There are extensive writings on the causes of the "Final Solution" that Germany called their attempts to try to eradicate Jewish people and other people deemed "undesirable".  There aren't nearly as many sources that examine the behavior of the Japanese prior to and during WWII. This isn't because they weren't destructive, but partially because here in the west we tend to focus on countries and groups participating in western 'civilization' and to be much more ignorant about groups using other 'civilization' traditions and worldviews. Another reason is that the Japanese did not engage in the systematic and bureaucratized and horrific imprisonment and slaughter of millions. Their violence and destruction was less systematized and pervasive when compared to the Germans...but who the hell knows what they would have done in the future had they not been defeated and what they did do was horrific enough.

Our behavior toward the other animals has and is often compared to the behavior of the Nazis toward the 'undesirables'. Numerous books are available that explore these similarities and here is a superlative photographic essay that expounds on this comparison.

Many of us are familiar with the quote from the Nobel prizewinner Isaac Bashevis Singer, who wrote: "In relation to [animals], all people are Nazis; for the animals, it is an eternal Treblinka."

Others object to such comparisons.

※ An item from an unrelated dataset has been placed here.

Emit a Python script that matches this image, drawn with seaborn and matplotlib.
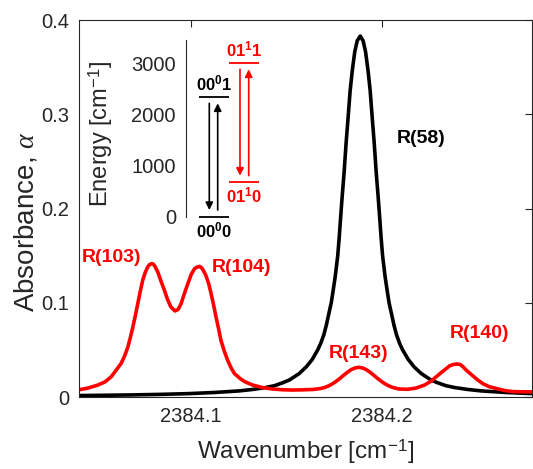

For instance Roberta Kalechofsky wrote: "....I objected to this use of the Holocaust... The agony of animals arises from different causes from those of the Holocaust. Human beings do not hate animals. They do not eat them because they hate them. They do not experiment on them because they hate them, they do not hunt them because they hate them. These were the motives for the Holocaust. Human beings have no ideological or theological conflict with animals."

What she writes may be true, but whether someone hates or someone is indifferent...the fact is if a being that is hated or a being that elicits indifference is a being that the hater or the indifferenter feels superior to, feels more powerful than, feels unconstrained by rules in terms of dealing with them...then the being hated and/or the being toward whom indifference is felt...is at tremendous risk of being horribly treated. Here, at this point, is where the Nazi mindset and the mindset of the average human animal converge...this notion of superiority...this "Master Race" mentality...this "Master Species" mentality.

These two photos of beings transported against their will to their places of death are too similar to be dismissed.
An innocent being, condemned by those who say they are "superior".

Innocent beings, condemned by those who say they are "superior".


I think Henry Beston expressed a truth about our fellow animals that rings and resonates with accuracy and clarity when he wrote "...They are not brethren, they are not underlings; they are other nations, caught with ourselves in the net of life and time, fellow prisoners of the splendour and travail of the earth."

We are citizens of Earth, as are all the other living beings. We are not superior, we are not inferior, they are not superior, they are not inferior...they are just trying to get by and they owe us nothing...we, however, owe them the right to be left alone to be themselves.

Living as an ethical vegan is a requirement in order to follow the path of leaving them alone...and of avoiding the superiority/inferiority delusion.